RE: Absolutes and Atheism
June 29, 2023 at 9:52 am
(This post was last modified: June 29, 2023 at 10:05 am by Mister Agenda.)
(June 28, 2023 at 10:49 pm)Neo-Scholastic Wrote:(June 20, 2023 at 9:27 am)Mister Agenda Wrote: We don't expect theists to only have one religion in common, why would you expect atheists to only have one philosophy in common?
I, for one, have no such expectation. At the same time, if atheism is simply a lack of belief in the divine, then it is a kind of hole. IMHO holes are, in their own way a thing and can have their own unique qualities. So it is right an proper atheism would be variously expressed in the intellectual life of individual atheists, just as theistic belief manifests itself in various ways. If a hole, a true physical lack, can have size and shape then so also an intellectual hole can be described by the extent to which it fails to inform other beliefs. And maybe the hole isn't really about the divine as-such; but rather the function served by belief in the divine.

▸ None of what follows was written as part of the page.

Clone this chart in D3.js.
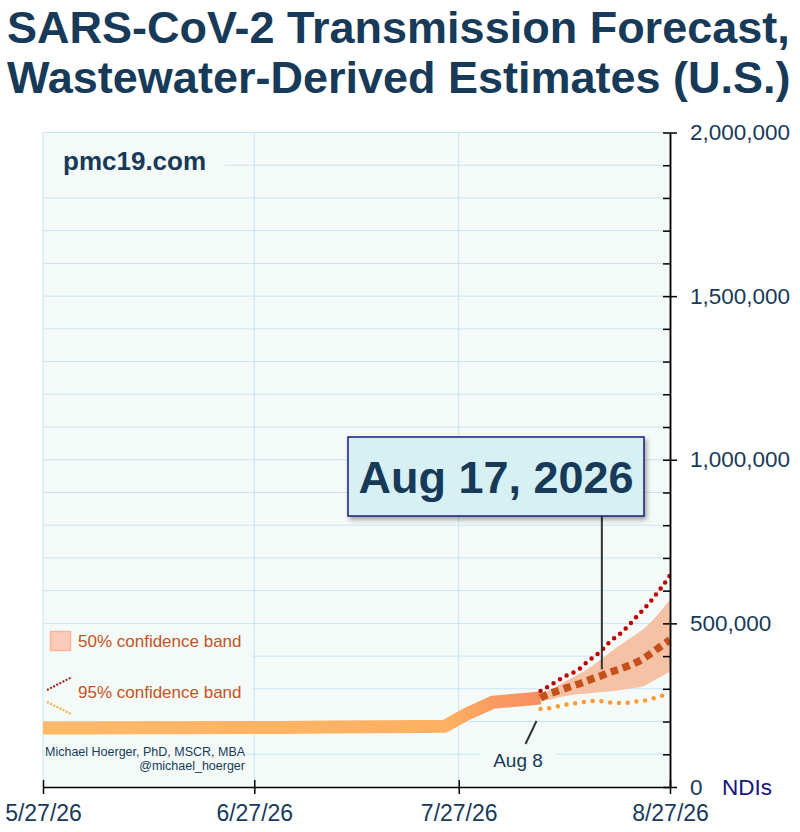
<!DOCTYPE html>
<html>
<head>
<meta charset="utf-8">
<script src="https://cdn.jsdelivr.net/npm/d3@7"></script>
<style>
  body { margin: 0; background: #fff; }
  svg { display: block; font-family: "Liberation Sans", Arial, sans-serif; }
</style>
</head>
<body>
<div id="chart"></div>
<script>
// observed (wastewater-derived) estimates
var obsDates = ["2026-05-27", "2026-06-03", "2026-06-10", "2026-06-17", "2026-06-24", "2026-07-01",
                "2026-07-08", "2026-07-15", "2026-07-22", "2026-07-25", "2026-07-28", "2026-08-01", "2026-08-08"];
var obsValues = [180000, 180000, 181000, 181000, 182000, 182000,
                 183000, 184000, 185000, 186000, 221000, 259000, 272000];

// forecast, Aug 8 .. Aug 27
var fcDates = ["2026-08-08", "2026-08-09", "2026-08-10", "2026-08-11", "2026-08-12", "2026-08-13", "2026-08-14",
               "2026-08-15", "2026-08-16", "2026-08-17", "2026-08-18", "2026-08-19", "2026-08-20", "2026-08-21",
               "2026-08-22", "2026-08-23", "2026-08-24", "2026-08-25", "2026-08-26", "2026-08-27"];
var fcMedian = [272000, 283000, 290000, 297000, 304000, 311000, 318000, 326000, 334000, 341000,
                349000, 356000, 363000, 371000, 380000, 391000, 405000, 420000, 435000, 450000];
var fcLo50 = [262000, 265000, 270000, 275000, 279000, 282000, 284000, 286000, 288000, 290000,
              292000, 294000, 297000, 300000, 303000, 307000, 318000, 330000, 341000, 352000];
var fcHi50 = [275000, 292000, 303000, 315000, 327000, 338000, 349000, 362000, 377000, 392000,
              408000, 424000, 438000, 452000, 466000, 481000, 500000, 522000, 547000, 572000];
var fcLo95 = [238000, 240000, 244000, 249000, 253000, 256000, 259000, 261000, 263000, 262000,
              259000, 257000, 256000, 258000, 261000, 263000, 268000, 274000, 280000, 287000];
var fcHi95 = [293000, 305000, 318000, 331000, 343000, 352000, 366000, 385000, 400000, 418000,
              440000, 458000, 474000, 495000, 518000, 540000, 563000, 590000, 617000, 647000];

var xTicks = ["2026-05-27", "2026-06-27", "2026-07-27", "2026-08-27"];
var yTicks = [0, 500000, 1000000, 1500000, 2000000];
var peakDate = "2026-08-17";
var lastObsDate = "2026-08-08";

var W = 800, H = 832;
var navy = '#173a59';
var parse = d3.utcParse('%Y-%m-%d');

var svg = d3.select('#chart').append('svg').attr('width', W).attr('height', H);

var x = d3.scaleUtc().domain([parse(xTicks[0]), parse(xTicks[3])]).range([43, 670]);
var y = d3.scaleLinear().domain([0, 2000000]).range([787, 132.5]);

var defs = svg.append('defs');
defs.append('clipPath').attr('id', 'plotclip')
  .append('rect').attr('x', 43).attr('y', 132).attr('width', 627).attr('height', 655);
var grad = defs.append('linearGradient').attr('id', 'obsgrad')
  .attr('gradientUnits', 'userSpaceOnUse').attr('x1', x(parse(obsDates[0]))).attr('x2', x(parse(lastObsDate)))
  .attr('y1', 0).attr('y2', 0);
grad.append('stop').attr('offset', 0).attr('stop-color', '#fdb968');
grad.append('stop').attr('offset', 0.82).attr('stop-color', '#fdb062');
grad.append('stop').attr('offset', 0.9).attr('stop-color', '#fa9c62');
grad.append('stop').attr('offset', 1).attr('stop-color', '#f78e60');
var shadow = defs.append('filter').attr('id', 'shadow').attr('x', '-10%').attr('y', '-20%')
  .attr('width', '120%').attr('height', '150%');
shadow.append('feDropShadow').attr('dx', 2).attr('dy', 3).attr('stdDeviation', 2.5)
  .attr('flood-color', '#000').attr('flood-opacity', 0.35);

// title
var title = svg.append('text').attr('x', 7).attr('fill', navy)
  .style('font-size', '45px').style('font-weight', 'bold');
title.append('tspan').attr('x', 7).attr('y', 43).text('SARS-CoV-2 Transmission Forecast,');
title.append('tspan').attr('x', 7).attr('y', 93).text('Wastewater-Derived Estimates (U.S.)');

// plot background + grid
svg.append('rect').attr('x', 43).attr('y', 132.5).attr('width', 627).attr('height', 654.5)
  .attr('fill', '#f3faf8');

var grid = svg.append('g').attr('stroke', '#c8e4f4').attr('stroke-width', 1);
grid.selectAll('line.h').data(d3.range(100000, 2000001, 100000)).join('line')
  .attr('x1', 43).attr('x2', 670).attr('y1', d => y(d)).attr('y2', d => y(d));
grid.selectAll('line.v').data(xTicks.slice(0, 3)).join('line')
  .attr('x1', d => x(parse(d))).attr('x2', d => x(parse(d))).attr('y1', 132.5).attr('y2', 787);

// text backgrounds that hide grid lines
var bg = '#f3faf8';
svg.append('rect').attr('x', 44).attr('y', 150).attr('width', 181).attr('height', 30).attr('fill', bg);
svg.append('rect').attr('x', 44).attr('y', 627).attr('width', 208).attr('height', 90).attr('fill', bg);
svg.append('rect').attr('x', 44).attr('y', 740).attr('width', 203).attr('height', 36).attr('fill', bg);
svg.append('rect').attr('x', 480).attr('y', 748).attr('width', 76).attr('height', 26).attr('fill', bg);

svg.append('text').attr('x', 63).attr('y', 170).attr('fill', navy)
  .style('font-size', '26px').style('font-weight', 'bold').text('pmc19.com');

// series
var plot = svg.append('g').attr('clip-path', 'url(#plotclip)');
var obs = obsDates.map((d, i) => ({ date: parse(d), v: obsValues[i] }));
var fc = fcDates.map((d, i) => ({
  date: parse(d), med: fcMedian[i], lo50: fcLo50[i], hi50: fcHi50[i], lo95: fcLo95[i], hi95: fcHi95[i]
}));

plot.append('path').datum(fc)
  .attr('d', d3.area().x(d => x(d.date)).y0(d => y(d.lo50)).y1(d => y(d.hi50)).curve(d3.curveMonotoneX))
  .attr('fill', '#f6c2a6');

plot.append('path').datum(obs)
  .attr('d', d3.line().x(d => x(d.date)).y(d => y(d.v)))
  .attr('fill', 'none').attr('stroke', 'url(#obsgrad)').attr('stroke-width', 13)
  .attr('stroke-linejoin', 'round');

var fcLine = key => d3.line().x(d => x(d.date)).y(d => y(d[key])).curve(d3.curveMonotoneX);
plot.append('path').datum(fc).attr('d', fcLine('hi95'))
  .attr('fill', 'none').attr('stroke', '#c00000').attr('stroke-width', 4.5)
  .attr('stroke-linecap', 'round').attr('stroke-dasharray', '0,7.6');
plot.append('path').datum(fc).attr('d', fcLine('lo95'))
  .attr('fill', 'none').attr('stroke', '#fd9a35').attr('stroke-width', 4.5)
  .attr('stroke-linecap', 'round').attr('stroke-dasharray', '0,8.8');
plot.append('path').datum(fc).attr('d', fcLine('med'))
  .attr('fill', 'none').attr('stroke', '#c4501c').attr('stroke-width', 7.5)
  .attr('stroke-dasharray', '7.5,5');

// legend
svg.append('rect').attr('x', 50.5).attr('y', 631.5).attr('width', 20).attr('height', 19)
  .attr('fill', '#fdcbb9').attr('stroke', '#fbb596').attr('stroke-width', 1.5);
var legText = svg.append('g').attr('fill', '#c4531d').style('font-size', '17px');
legText.append('text').attr('x', 78).attr('y', 647).text('50% confidence band');
legText.append('text').attr('x', 78).attr('y', 698).text('95% confidence band');
svg.append('line').attr('x1', 47).attr('y1', 690).attr('x2', 72).attr('y2', 677)
  .attr('stroke', '#9e1a1a').attr('stroke-width', 2).attr('stroke-dasharray', '2,1.5');
svg.append('line').attr('x1', 47).attr('y1', 702).attr('x2', 71).attr('y2', 714)
  .attr('stroke', '#fdaa35').attr('stroke-width', 2).attr('stroke-dasharray', '2,1.5');

// credits
var cred = svg.append('g').attr('fill', navy).style('font-size', '12.5px');
cred.append('text').attr('x', 45).attr('y', 756).text('Michael Hoerger, PhD, MSCR, MBA');
cred.append('text').attr('x', 245).attr('y', 770).attr('text-anchor', 'end').text('@michael_hoerger');

// axes
var yMinor = svg.append('g').attr('transform', 'translate(670,0)')
  .call(d3.axisRight(y).tickValues(d3.range(0, 2000001, 100000)).tickSizeInner(-7).tickSizeOuter(0).tickFormat(''));
var yMajor = svg.append('g').attr('transform', 'translate(670,0)')
  .call(d3.axisRight(y).tickValues(yTicks).tickSizeInner(7).tickSizeOuter(0).tickPadding(13)
    .tickFormat(d3.format(',')));
[yMinor, yMajor].forEach(g => g.selectAll('line, path').attr('stroke', '#000').attr('stroke-width', 1.5));
yMajor.selectAll('text').attr('fill', navy).style('font-size', '22.5px')
  .style('font-family', '"Liberation Sans", Arial, sans-serif');

svg.append('text').attr('x', 722).attr('y', 795).attr('fill', '#15157a')
  .style('font-size', '22.5px').text('NDIs');

var xAxis = svg.append('g').attr('transform', 'translate(0,787)')
  .call(d3.axisBottom(x).tickValues(xTicks.map(parse)).tickFormat(d3.utcFormat('%-m/%-d/%y'))
    .tickSizeInner(7).tickSizeOuter(0).tickPadding(11));
xAxis.selectAll('line, path').attr('stroke', '#000').attr('stroke-width', 1.5);
xAxis.selectAll('.tick line').attr('y1', -7);
xAxis.selectAll('text').attr('fill', navy).style('font-size', '23px')
  .style('font-family', '"Liberation Sans", Arial, sans-serif');

// annotation: peak date box
var px = x(parse(peakDate));
var pMed = fcMedian[fcDates.indexOf(peakDate)];
svg.append('line').attr('x1', px).attr('x2', px).attr('y1', 516).attr('y2', y(pMed) - 6)
  .attr('stroke', '#333').attr('stroke-width', 2);
svg.append('rect').attr('x', 348).attr('y', 437).attr('width', 296).attr('height', 79)
  .attr('fill', '#d7f0f4').attr('stroke', '#1d1d7a').attr('stroke-width', 1.5)
  .attr('filter', 'url(#shadow)');
svg.append('text').attr('x', 496).attr('y', 493).attr('text-anchor', 'middle').attr('fill', navy)
  .style('font-size', '45px').style('font-weight', 'bold').text('Aug 17, 2026');

// annotation: last observed
var lx = x(parse(lastObsDate));
svg.append('line').attr('x1', lx - 4).attr('y1', 721).attr('x2', lx - 15).attr('y2', 744)
  .attr('stroke', '#333').attr('stroke-width', 2);
svg.append('text').attr('x', 518).attr('y', 767).attr('text-anchor', 'middle').attr('fill', navy)
  .style('font-size', '19px').text('Aug 8');
</script>
</body>
</html>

The thing about atheists, I think, and maybe I'm overgeneralizing, is that you can tell way more about us from how we reached the conclusion that belief in divine beings isn't justified than by trying to read into the conclusion itself. Some of us were never raised to believe in any deities and when we were exposed to the idea simply found it unbelievable. Others found it believable and stopped being atheists. Some of us were raised relgious and found out the claims weren't born out in reality, and didn't find the claims of any other religion any more credible. Some of us have supernatural beliefs that don't involve any deities being real; like some Buddhists who are atheists and still believe in karma and reincarnation. Since the few examples of someone I know are atheists and convert to religion do so because of the influence of their significant other, I suppose it works the other way around sometimes too. And yes, it sometimes happens that someone can't reconcile a great tragedy in their lives with the the God they believed in and just couldn't anymore (I know exactly one of those).
I was raised religious, became a mere theist after reading the Bible twice; but becoming an atheist was a process of years of shedding lesser beliefs I couldn't justify until the big one was all that was left.
That hole you describe is just an opinion, like mere theism is just one opinion. The hole you describe, for instance, could be filled by Deism or Letsism or Unitarian Universalism, and those are very wispy substances to fill a hole with. The function of religion/belief in the divine is filled with religion, not theism; IMHO. A God or god can be whatever its worshippers agree that it is.
After all, people who sacrificed virgins to the volcano also had belief in the divine; so it seems more cultural than anything else.
I'm not anti-Christian. I'm anti-stupid.